Short task: Up to and including the line with "1.40, 0.50, 0.40, 0.40, 0.25];", write out the listing from its first line, minus the pictures.

Dataset content:
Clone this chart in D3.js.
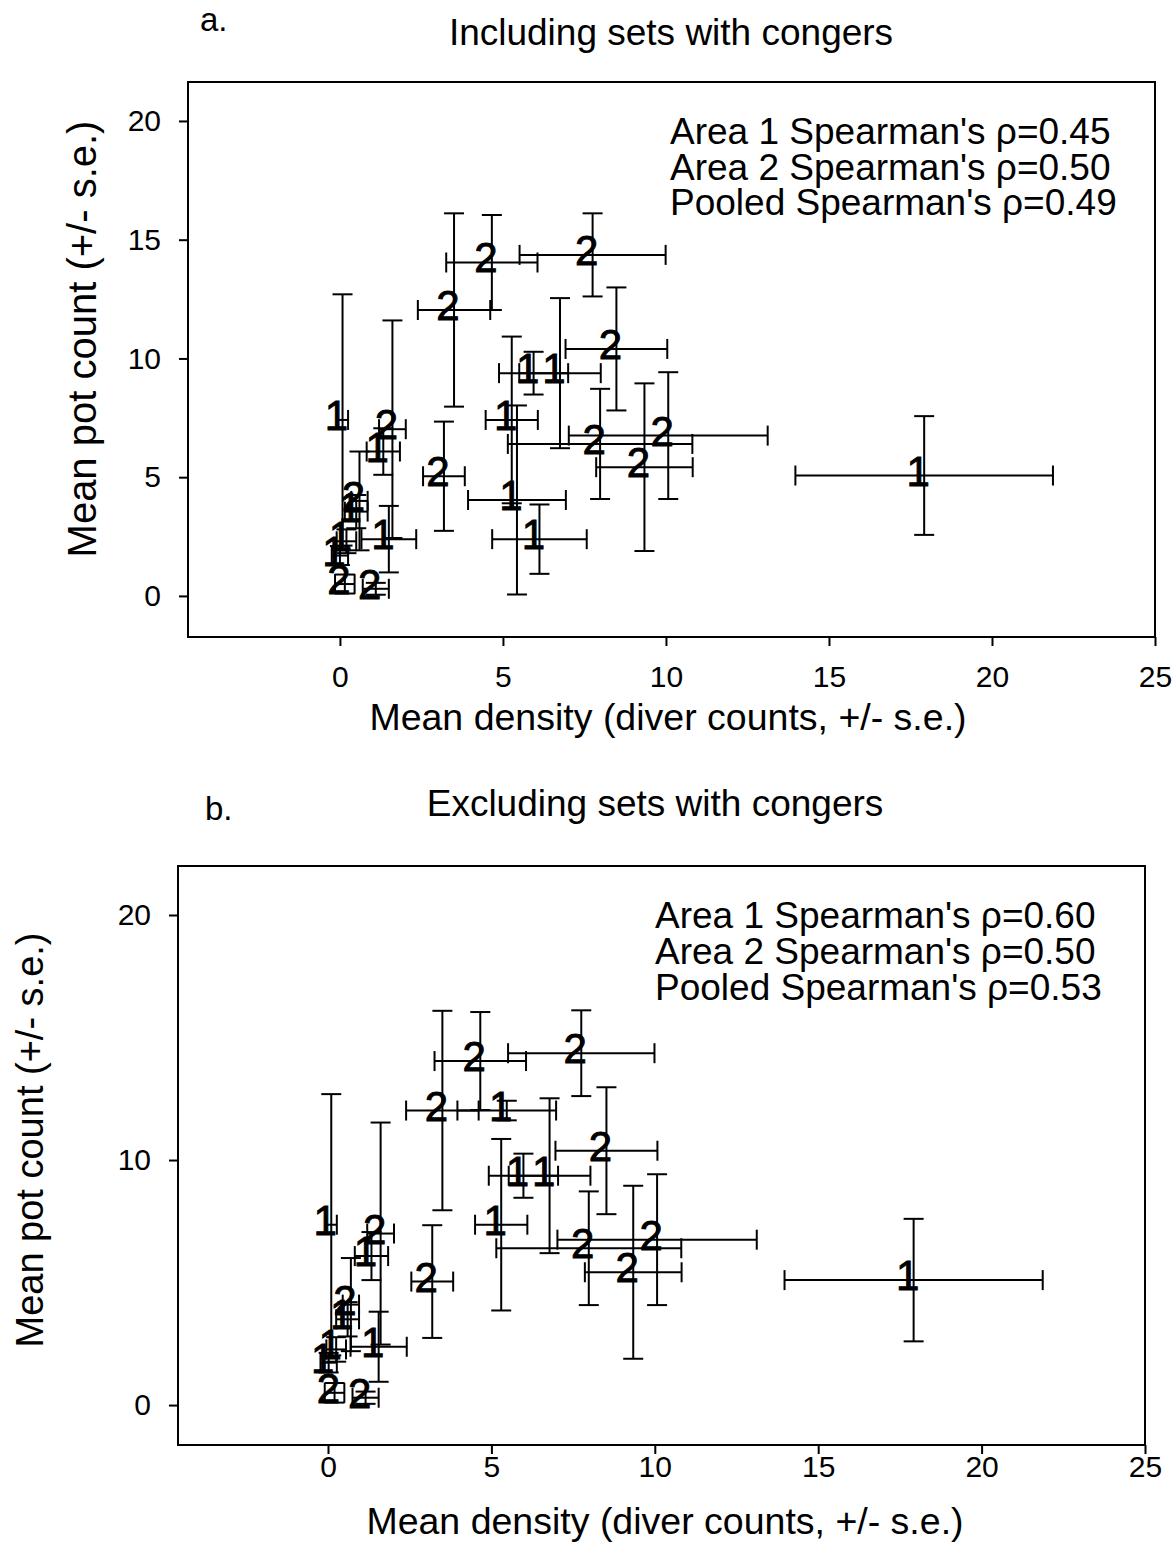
<!DOCTYPE html>
<html>
<head>
<meta charset="utf-8">
<script src="https://cdn.jsdelivr.net/npm/d3@7"></script>
<style>
  body { margin: 0; background: #fff; }
  svg { display: block; font-family: "Liberation Sans", Arial, sans-serif; }
</style>
</head>
<body>
<svg id="chart" width="1174" height="1543"></svg>
<script>
// panel a: including sets with congers
const areaA  = ['2', '2', '2', '1', '2', '1', '2', '1', '1', '1', '1', '1', '2', '2', '2', '2', '1', '2', '1', '1', '1', '1', '2', '2'];
const xMeanA = [4.66, 7.75, 3.50, 0.08, 1.61, 1.33, 3.19, 5.27, 5.43, 6.12, 5.94, 6.75, 8.48, 7.98, 10.07, 9.34, 17.92, 0.60, 0.50, 1.50, 0.20, 0.00, 0.15, 1.10];
const xSeA   = [1.40, 2.24, 1.11, 0.17, 0.41, 0.51, 0.64, 0.80, 1.50, 1.45, 1.06, 1.25, 1.56, 2.83, 3.05, 1.48, 3.95, 0.25, 0.35, 0.84, 0.30, 0.25, 0.30, 0.40];
const yMeanA = [14.04, 14.36, 12.04, 7.41, 7.02, 6.08, 5.04, 7.41, 4.04, 2.39, 9.38, 9.38, 10.40, 6.40, 6.75, 5.42, 5.07, 4.00, 3.55, 2.39, 2.30, 1.70, 0.50, 0.30];
const ySeA   = [2.00, 1.75, 4.07, 5.29, 4.58, 0.98, 2.30, 3.51, 3.98, 1.46, 0.90, 3.16, 2.59, 2.32, 2.67, 3.53, 2.50, 2.08, 0.70, 1.40, 0.50, 0.40, 0.40, 0.25];

// panel b: excluding sets with congers
const areaB  = ['2', '2', '2', '1', '2', '1', '2', '1', '1', '1', '1', '2', '2', '2', '2', '1', '2', '1', '1', '1', '1', '2', '2'];
const xMeanB = [4.66, 7.75, 3.50, 0.10, 1.61, 1.33, 3.19, 5.30, 5.47, 5.98, 6.78, 8.52, 7.98, 10.07, 9.34, 17.92, 0.70, 0.60, 1.55, 0.25, 0.02, 0.20, 1.15];
const xSeB   = [1.40, 2.24, 1.11, 0.17, 0.41, 0.51, 0.64, 0.80, 1.51, 1.06, 1.25, 1.56, 2.83, 3.05, 1.48, 3.95, 0.25, 0.35, 0.86, 0.30, 0.25, 0.30, 0.40];
const yMeanB = [14.04, 14.36, 12.02, 7.36, 7.00, 6.08, 5.04, 7.36, 12.02, 9.36, 9.36, 10.38, 6.40, 6.75, 5.42, 5.10, 4.10, 3.50, 2.38, 2.27, 1.73, 0.50, 0.30];
const ySeB   = [2.00, 1.75, 4.07, 5.33, 4.53, 0.98, 2.30, 3.50, 0.40, 0.90, 3.16, 2.59, 2.32, 2.67, 3.53, 2.50, 1.90, 0.70, 1.43, 0.50, 0.40, 0.40, 0.25];

const xTicksA = [0, 5, 10, 15, 20, 25];
const yTicksA = [0, 5, 10, 15, 20];
const xTicksB = [0, 5, 10, 15, 20, 25];
const yTicksB = [0, 10, 20];

const notesA = ["Area 1 Spearman's \u03c1=0.45", "Area 2 Spearman's \u03c1=0.50", "Pooled Spearman's \u03c1=0.49"];
const notesB = ["Area 1 Spearman's \u03c1=0.60", "Area 2 Spearman's \u03c1=0.50", "Pooled Spearman's \u03c1=0.53"];

const svg = d3.select('#chart');

function toRows(area, xm, xs, ym, ys) {
    return area.map((a, i) => ({ area: a, x: xm[i], xse: xs[i], y: ym[i], yse: ys[i] }));
}

function drawPanel(cfg, rows) {
    const g = svg.append('g');

    const xscale = d3.scaleLinear().domain(cfg.xdomain).range([cfg.left, cfg.right]);
    const yscale = d3.scaleLinear().domain(cfg.ydomain).range([cfg.bottom, cfg.top]);

    const xaxis = d3.axisBottom(xscale).tickValues(cfg.xticks).tickSize(9).tickSizeOuter(0).tickPadding(cfg.xpad);
    const yaxis = d3.axisLeft(yscale).tickValues(cfg.yticks).tickSize(9).tickSizeOuter(0).tickPadding(cfg.ypad);

    g.append('g')
        .attr('transform', `translate(0, ${cfg.bottom})`)
        .call(xaxis)
        .call(a => a.select('.domain').remove())
        .call(a => a.selectAll('line').attr('stroke-width', 2))
        .call(a => a.selectAll('text').attr('font-size', 30).attr('fill', '#000'));

    g.append('g')
        .attr('transform', `translate(${cfg.left}, 0)`)
        .call(yaxis)
        .call(a => a.select('.domain').remove())
        .call(a => a.selectAll('line').attr('stroke-width', 2))
        .call(a => a.selectAll('text').attr('font-size', 30).attr('fill', '#000'));

    g.append('rect')
        .attr('x', cfg.left).attr('y', cfg.top)
        .attr('width', cfg.right - cfg.left).attr('height', cfg.bottom - cfg.top)
        .attr('fill', 'none').attr('stroke', '#000').attr('stroke-width', 2);

    const cap = 10;
    const bars = g.append('g').attr('stroke', '#000').attr('stroke-width', 2);
    rows.forEach(d => {
        const cx = xscale(d.x), cy = yscale(d.y);
        const x0 = xscale(d.x - d.xse), x1 = xscale(d.x + d.xse);
        const y0 = yscale(d.y - d.yse), y1 = yscale(d.y + d.yse);
        bars.append('line').attr('x1', x0).attr('x2', x1).attr('y1', cy).attr('y2', cy);
        bars.append('line').attr('x1', x0).attr('x2', x0).attr('y1', cy - cap).attr('y2', cy + cap);
        bars.append('line').attr('x1', x1).attr('x2', x1).attr('y1', cy - cap).attr('y2', cy + cap);
        bars.append('line').attr('x1', cx).attr('x2', cx).attr('y1', y0).attr('y2', y1);
        bars.append('line').attr('x1', cx - cap).attr('x2', cx + cap).attr('y1', y0).attr('y2', y0);
        bars.append('line').attr('x1', cx - cap).attr('x2', cx + cap).attr('y1', y1).attr('y2', y1);
    });

    g.selectAll('.lab')
        .data(rows)
        .enter()
        .append('text')
        .attr('x', d => xscale(d.x) - 6)
        .attr('y', d => yscale(d.y) + 10)
        .attr('text-anchor', 'middle')
        .attr('font-size', 42)
        .attr('stroke', '#000')
        .attr('stroke-width', 0.9)
        .text(d => d.area);

    g.append('text')
        .attr('x', cfg.letterX).attr('y', cfg.letterY)
        .attr('font-size', 33)
        .text(cfg.letter);

    g.append('text')
        .attr('x', cfg.titleX).attr('y', cfg.titleY)
        .attr('text-anchor', 'middle')
        .attr('font-size', 37)
        .text(cfg.title);

    g.selectAll('.note')
        .data(cfg.notes)
        .enter()
        .append('text')
        .attr('x', cfg.noteX)
        .attr('y', (d, i) => cfg.noteY + i * cfg.noteStep)
        .attr('font-size', 37)
        .text(d => d);

    g.append('text')
        .attr('x', cfg.xlabelX).attr('y', cfg.xlabelY)
        .attr('text-anchor', 'middle')
        .attr('font-size', 37.5)
        .text('Mean density (diver counts, +/- s.e.)');

    g.append('text')
        .attr('transform', `translate(${cfg.ylabelX}, ${cfg.ylabelY}) rotate(-90)`)
        .attr('text-anchor', 'middle')
        .attr('font-size', cfg.ylabelSize)
        .text('Mean pot count (+/- s.e.)');
}

drawPanel({
    left: 188, right: 1155, top: 82, bottom: 637,
    xdomain: [-4.66, 25], ydomain: [-1.73, 21.64],
    xticks: xTicksA, yticks: yTicksA, xpad: 20, ypad: 18,
    letter: 'a.', letterX: 200, letterY: 31,
    title: 'Including sets with congers', titleX: 671, titleY: 45,
    notes: notesA, noteX: 670, noteY: 144, noteStep: 35.5,
    xlabelX: 668, xlabelY: 730, ylabelX: 96, ylabelY: 339, ylabelSize: 40
}, toRows(areaA, xMeanA, xSeA, yMeanA, ySeA));

drawPanel({
    left: 178, right: 1145, top: 866, bottom: 1445,
    xdomain: [-4.59, 25], ydomain: [-1.63, 22.0],
    xticks: xTicksB, yticks: yTicksB, xpad: 2, ypad: 18,
    letter: 'b.', letterX: 205, letterY: 820,
    title: 'Excluding sets with congers', titleX: 655, titleY: 816,
    notes: notesB, noteX: 655, noteY: 928, noteStep: 36,
    xlabelX: 665, xlabelY: 1534, ylabelX: 43, ylabelY: 1140, ylabelSize: 38
}, toRows(areaB, xMeanB, xSeB, yMeanB, ySeB));
</script>
</body>
</html>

Answer to the exercise:
Clone this chart in D3.js.
<!DOCTYPE html>
<html>
<head>
<meta charset="utf-8">
<script src="https://cdn.jsdelivr.net/npm/d3@7"></script>
<style>
  body { margin: 0; background: #fff; }
  svg { display: block; font-family: "Liberation Sans", Arial, sans-serif; }
</style>
</head>
<body>
<svg id="chart" width="1174" height="1543"></svg>
<script>
// panel a: including sets with congers
const areaA  = ['2', '2', '2', '1', '2', '1', '2', '1', '1', '1', '1', '1', '2', '2', '2', '2', '1', '2', '1', '1', '1', '1', '2', '2'];
const xMeanA = [4.66, 7.75, 3.50, 0.08, 1.61, 1.33, 3.19, 5.27, 5.43, 6.12, 5.94, 6.75, 8.48, 7.98, 10.07, 9.34, 17.92, 0.60, 0.50, 1.50, 0.20, 0.00, 0.15, 1.10];
const xSeA   = [1.40, 2.24, 1.11, 0.17, 0.41, 0.51, 0.64, 0.80, 1.50, 1.45, 1.06, 1.25, 1.56, 2.83, 3.05, 1.48, 3.95, 0.25, 0.35, 0.84, 0.30, 0.25, 0.30, 0.40];
const yMeanA = [14.04, 14.36, 12.04, 7.41, 7.02, 6.08, 5.04, 7.41, 4.04, 2.39, 9.38, 9.38, 10.40, 6.40, 6.75, 5.42, 5.07, 4.00, 3.55, 2.39, 2.30, 1.70, 0.50, 0.30];
const ySeA   = [2.00, 1.75, 4.07, 5.29, 4.58, 0.98, 2.30, 3.51, 3.98, 1.46, 0.90, 3.16, 2.59, 2.32, 2.67, 3.53, 2.50, 2.08, 0.70, 1.40, 0.50, 0.40, 0.40, 0.25];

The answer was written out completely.